▶
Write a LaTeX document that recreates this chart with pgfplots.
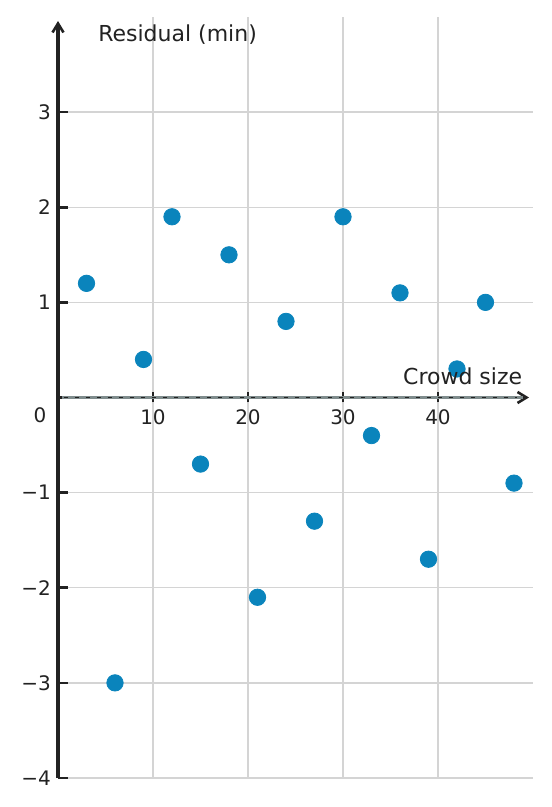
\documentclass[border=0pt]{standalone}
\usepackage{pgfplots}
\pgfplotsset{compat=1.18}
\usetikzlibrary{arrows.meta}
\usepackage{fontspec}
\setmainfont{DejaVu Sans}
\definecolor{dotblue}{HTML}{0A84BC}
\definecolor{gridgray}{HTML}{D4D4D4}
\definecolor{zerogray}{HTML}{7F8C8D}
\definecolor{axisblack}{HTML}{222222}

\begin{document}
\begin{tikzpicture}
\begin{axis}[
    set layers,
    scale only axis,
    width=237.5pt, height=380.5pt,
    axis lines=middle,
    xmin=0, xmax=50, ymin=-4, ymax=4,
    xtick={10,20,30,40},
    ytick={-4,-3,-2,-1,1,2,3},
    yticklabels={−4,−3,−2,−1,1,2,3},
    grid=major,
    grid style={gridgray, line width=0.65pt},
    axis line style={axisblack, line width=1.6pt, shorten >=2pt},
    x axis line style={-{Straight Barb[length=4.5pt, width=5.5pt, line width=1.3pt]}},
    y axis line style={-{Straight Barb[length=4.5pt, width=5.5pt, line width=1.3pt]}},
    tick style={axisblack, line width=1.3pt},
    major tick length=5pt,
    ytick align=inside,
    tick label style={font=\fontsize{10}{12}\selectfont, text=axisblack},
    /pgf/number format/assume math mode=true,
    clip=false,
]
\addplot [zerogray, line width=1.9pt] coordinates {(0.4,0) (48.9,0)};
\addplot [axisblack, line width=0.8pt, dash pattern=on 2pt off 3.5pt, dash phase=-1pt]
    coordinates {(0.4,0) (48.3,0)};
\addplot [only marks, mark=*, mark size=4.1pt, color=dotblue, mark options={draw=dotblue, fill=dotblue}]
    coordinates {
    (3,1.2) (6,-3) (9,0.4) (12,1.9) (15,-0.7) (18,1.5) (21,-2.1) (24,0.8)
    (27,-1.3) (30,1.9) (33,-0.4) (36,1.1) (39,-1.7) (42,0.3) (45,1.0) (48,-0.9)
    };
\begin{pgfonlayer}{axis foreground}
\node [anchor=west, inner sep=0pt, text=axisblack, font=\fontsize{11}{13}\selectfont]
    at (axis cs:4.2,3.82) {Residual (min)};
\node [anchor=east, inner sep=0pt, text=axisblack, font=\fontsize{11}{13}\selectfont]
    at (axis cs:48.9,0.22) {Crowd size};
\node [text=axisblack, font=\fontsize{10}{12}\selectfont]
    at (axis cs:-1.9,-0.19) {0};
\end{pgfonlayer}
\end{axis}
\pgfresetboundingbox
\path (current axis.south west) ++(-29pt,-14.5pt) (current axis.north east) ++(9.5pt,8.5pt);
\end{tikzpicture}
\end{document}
◀
### TASK BRIEF:
Leave the pictures out and output the rest of the listing exactly.

### FULL RESPONSE:
Write a LaTeX document that recreates this chart with pgfplots.
\documentclass[border=0pt]{standalone}
\usepackage{pgfplots}
\pgfplotsset{compat=1.18}
\usetikzlibrary{arrows.meta}
\usepackage{fontspec}
\setmainfont{DejaVu Sans}
\definecolor{dotblue}{HTML}{0A84BC}
\definecolor{gridgray}{HTML}{D4D4D4}
\definecolor{zerogray}{HTML}{7F8C8D}
\definecolor{axisblack}{HTML}{222222}

\begin{document}
\begin{tikzpicture}
\begin{axis}[
    set layers,
    scale only axis,
    width=237.5pt, height=380.5pt,
    axis lines=middle,
    xmin=0, xmax=50, ymin=-4, ymax=4,
    xtick={10,20,30,40},
    ytick={-4,-3,-2,-1,1,2,3},
    yticklabels={−4,−3,−2,−1,1,2,3},
    grid=major,
    grid style={gridgray, line width=0.65pt},
    axis line style={axisblack, line width=1.6pt, shorten >=2pt},
    x axis line style={-{Straight Barb[length=4.5pt, width=5.5pt, line width=1.3pt]}},
    y axis line style={-{Straight Barb[length=4.5pt, width=5.5pt, line width=1.3pt]}},
    tick style={axisblack, line width=1.3pt},
    major tick length=5pt,
    ytick align=inside,
    tick label style={font=\fontsize{10}{12}\selectfont, text=axisblack},
    /pgf/number format/assume math mode=true,
    clip=false,
]
\addplot [zerogray, line width=1.9pt] coordinates {(0.4,0) (48.9,0)};
\addplot [axisblack, line width=0.8pt, dash pattern=on 2pt off 3.5pt, dash phase=-1pt]
    coordinates {(0.4,0) (48.3,0)};
\addplot [only marks, mark=*, mark size=4.1pt, color=dotblue, mark options={draw=dotblue, fill=dotblue}]
    coordinates {
    (3,1.2) (6,-3) (9,0.4) (12,1.9) (15,-0.7) (18,1.5) (21,-2.1) (24,0.8)
    (27,-1.3) (30,1.9) (33,-0.4) (36,1.1) (39,-1.7) (42,0.3) (45,1.0) (48,-0.9)
    };
\begin{pgfonlayer}{axis foreground}
\node [anchor=west, inner sep=0pt, text=axisblack, font=\fontsize{11}{13}\selectfont]
    at (axis cs:4.2,3.82) {Residual (min)};
\node [anchor=east, inner sep=0pt, text=axisblack, font=\fontsize{11}{13}\selectfont]
    at (axis cs:48.9,0.22) {Crowd size};
\node [text=axisblack, font=\fontsize{10}{12}\selectfont]
    at (axis cs:-1.9,-0.19) {0};
\end{pgfonlayer}
\end{axis}
\pgfresetboundingbox
\path (current axis.south west) ++(-29pt,-14.5pt) (current axis.north east) ++(9.5pt,8.5pt);
\end{tikzpicture}
\end{document}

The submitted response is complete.